Addition by Subtraction

“Dangerfield eliminated everything from his act

but the setups and punchlines”

Alex Halberstadt’s essay on Rodney Dangerfield is a masterclass on how to improve by reduction. Dangerfield worked for decades as a comedian until he figured out the thing, his insight: “by eliminating every extraneous element, you could isolate what makes it work and just do that.”

Dangerfield reduced his act to just two lines: setup and punchline.

There are other examples. Blumhouse Productions (Paranormal Activity, Insidious, The Purge, Get Out) uses only micro-budgets of $3-5 million per film. This limit doesn’t come solely from frugality. Rather, from the idea that

“Anytime you limit somebody, it always – in terms of resources – kind of creates opportunities. Our movies have few visual effects”

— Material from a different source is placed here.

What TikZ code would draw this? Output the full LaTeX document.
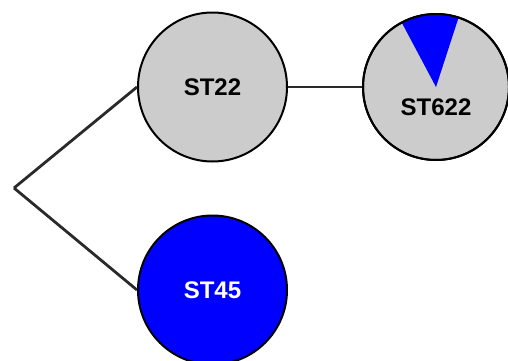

Blumhouse films have grossed over $2 billion worldwide.

Steve Martin writes about this in his memoir Born Standing Up. He describes more than a decade of performing with only marginal success before it occurred to him to reduce his act:

“What if there were no punch lines? What if there were no indicators? What if I created tension and never released it? What if I headed for a climax, but all I delivered was an anticlimax? What would the audience do with all that tension? Theoretically, it would have to come out sometime. But if I kept denying them the formality of a punch line, the audience would eventually pick their own place to laugh, essentially out of desperation”

In this case, Martin’s constraint was to deny the audience the very thing they expected to be at the core of a comedy routine.

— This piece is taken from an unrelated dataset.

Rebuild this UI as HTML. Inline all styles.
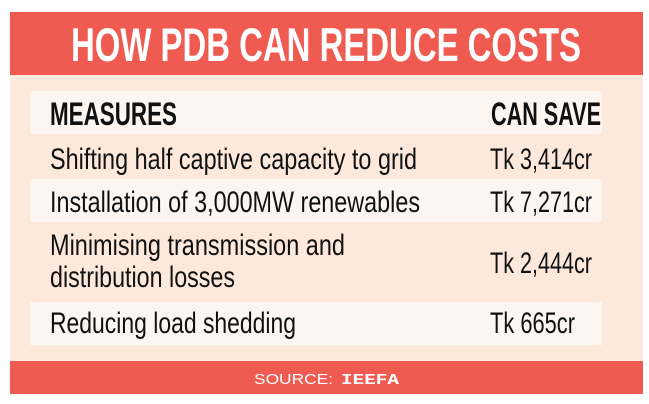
<!DOCTYPE html>
<html><head><meta charset="utf-8"><style>
html,body{margin:0;padding:0;background:#fff;width:649px;height:404px;overflow:hidden}
</style></head><body>
<svg width="649" height="404" xmlns="http://www.w3.org/2000/svg" font-family="Liberation Sans, sans-serif">
<rect x="10" y="12" width="633" height="382" fill="#FDE9DC"/>
<rect x="10" y="12" width="633" height="63" fill="#F05B51"/>
<rect x="10" y="361" width="633" height="33" fill="#F05B51"/>
<rect x="30" y="91" width="572" height="43" fill="#FDF6F0"/>
<rect x="30" y="179" width="572" height="43" fill="#FDF6F0"/>
<rect x="30" y="302" width="572" height="43" fill="#FDF6F0"/>
<text x="71" y="61" font-size="47" font-weight="bold" fill="#fff" textLength="510" lengthAdjust="spacingAndGlyphs">HOW PDB CAN REDUCE COSTS</text>
<g font-weight="bold" font-size="32" fill="#111">
<text x="50" y="125" textLength="127" lengthAdjust="spacingAndGlyphs">MEASURES</text>
<text x="491" y="125" textLength="110" lengthAdjust="spacingAndGlyphs">CAN SAVE</text>
</g>
<g font-size="30" fill="#111">
<text x="50" y="169" textLength="367" lengthAdjust="spacingAndGlyphs">Shifting half captive capacity to grid</text>
<text x="490" y="169" textLength="102" lengthAdjust="spacingAndGlyphs">Tk 3,414cr</text>
<text x="50" y="212" textLength="370" lengthAdjust="spacingAndGlyphs">Installation of 3,000MW renewables</text>
<text x="490" y="212" textLength="102" lengthAdjust="spacingAndGlyphs">Tk 7,271cr</text>
<text x="50" y="255" textLength="295" lengthAdjust="spacingAndGlyphs">Minimising transmission and</text>
<text x="50" y="287" textLength="185" lengthAdjust="spacingAndGlyphs">distribution losses</text>
<text x="490" y="273" textLength="102" lengthAdjust="spacingAndGlyphs">Tk 2,444cr</text>
<text x="50" y="333" textLength="246" lengthAdjust="spacingAndGlyphs">Reducing load shedding</text>
<text x="490" y="333" textLength="85" lengthAdjust="spacingAndGlyphs">Tk 665cr</text>
</g>
<text x="254" y="384" font-size="15" fill="#fff" textLength="79" lengthAdjust="spacingAndGlyphs">SOURCE:</text>
<text x="341" y="384" font-size="15" font-weight="bold" fill="#fff" font-family="Liberation Mono, monospace" textLength="58" lengthAdjust="spacingAndGlyphs">IEEFA</text>
</svg>
</body></html>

Constraints can apply to fields beyond entertainment. I’ve written before about how USV applies a series of constraints to guide our investing framework. Those include a specific investment thesis, small fund size, single office and collaborative decision-making.
Willie Nelson once remarked that “three chords and the truth — that’s what a country song is.” This legendary graphic from the Sideburns zine gets even more specific:

In working with entrepreneurs I often first ask them to consider what to remove from their service or application. Maybe this also applies more generally. We could then regularly embrace what happens simply by applying constraints to what we do.